Voters in a giving mood
Voters in Bossier and Caddo parishes – at least the few who went to the polls on Saturday – were in a giving mood. They gave a thumbs up to more than $52 million in annual property taxes for two entities.
The Caddo-Bossier Port Commission got its 2.5 mills property tax renewal and the Caddo Parish School District got all three of its property tax propositions approved.
To be sure, the two entities were a bit nervous because of all the hullabaloo coming out of Baton Rouge about tax increases. And there was local opposition from some government watchers and anti-tax advocates.
But apparently those voters who supported the Port and Caddo schools made the effort to vote, while other voters found other things to do. That’s just what the two entities were hoping for by having the propositions on the ballot in April.
Only 20,626 or 12.5% of Caddo’s 164,359 registered voters cast ballots. In Bossier, only 4,148 or 5.9% of 69,764 registered voters bothered to vote.
The Caddo-Bossier Port Commission got approval of the renewal of a 2.5 mills property tax for 25 years from both parishes. It is estimated to bring in $6.8 million annually.
The income stream will allow the Port to purchase land for prospective new tenants and pay for continuing infrastructure needs.
Voters in Caddo were a bit more enthusiastic in their support of the proposition than voters in Bossier. It received 61% approval from Caddo voters and 56% from Bossier.
Benton Fire District No. 4
Voters in this Fire District gave 71% support to a 20 mills property tax for 10 years. Only 6.7% of the registered voters in the Fire District cast ballots.
The property tax is expected to bring in nearly $3 million a year for capital improvements, equipment purchases and operation and maintenance of fire protection facilities.
Term limits for Congress
It is a never-ending topic of discussion. Should term limits be set on members of Congress? To be sure, there has been a lot of talk about it, but no action.
Now comes a poll of Louisiana voters which reveals that 83% are in favor of limiting congressional terms with 66% strongly supporting such limits
The poll was conducted recently by McLaughlin & Associates for the U.S. Term Limits organization and has a margin of error of +/-4.9%.

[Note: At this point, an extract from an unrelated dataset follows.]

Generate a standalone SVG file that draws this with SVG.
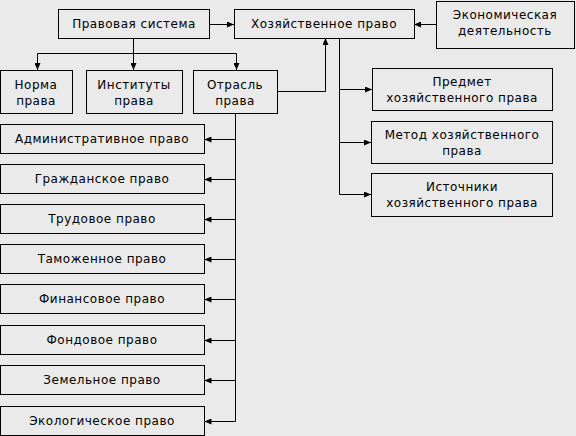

The support for term limits among Louisianians crosses party and demographic lines, according to the poll. Republican voters favor term limits by 93%, Democrats by 79%, and Independents by 77%.
Also, 76% said they were more likely to vote for a candidate who favors term limits. By the same token, 61% said they would be less likely to vote for a term-limit opponent.
A majority of voters in every category – an average of 87% – also said they think it is unfair that while Louisiana state officeholders were subject to term limits, that the state’s members of Congress are exempt from the current law.
However, as we have seen in the past, some candidates for Congress espouse term limits and state they will only serve a certain number of terms.
But when they reach that threshold, they contend their experience and seniority supersede their pledge.
Clout in Congress: Poof!
Once upon a time – not too long ago – little ole Louisiana had great clout in Congress. In 2013 in the 113th Congress, the Bayou State was ranked No. 4 of all the states by Roll Call, the newspaper of Capitol Hill. Here is what Roll Call said at the time: “The Louisiana story is more illustrative of how a relatively small state can throw considerable weight around the Capitol if the delegation plays the internal politics right. “Having a lopsidedly Republican delegation in the GOP House has helped four of the state’s six congressmen secure seats on the most influential committees, the ones that have the most to do with helping the state’s oil and gas economy: Appropriations, Ways and Means, and Energy and Commerce.“It’s little surprise the delegation has entered the ranks of those with the most built-in clout.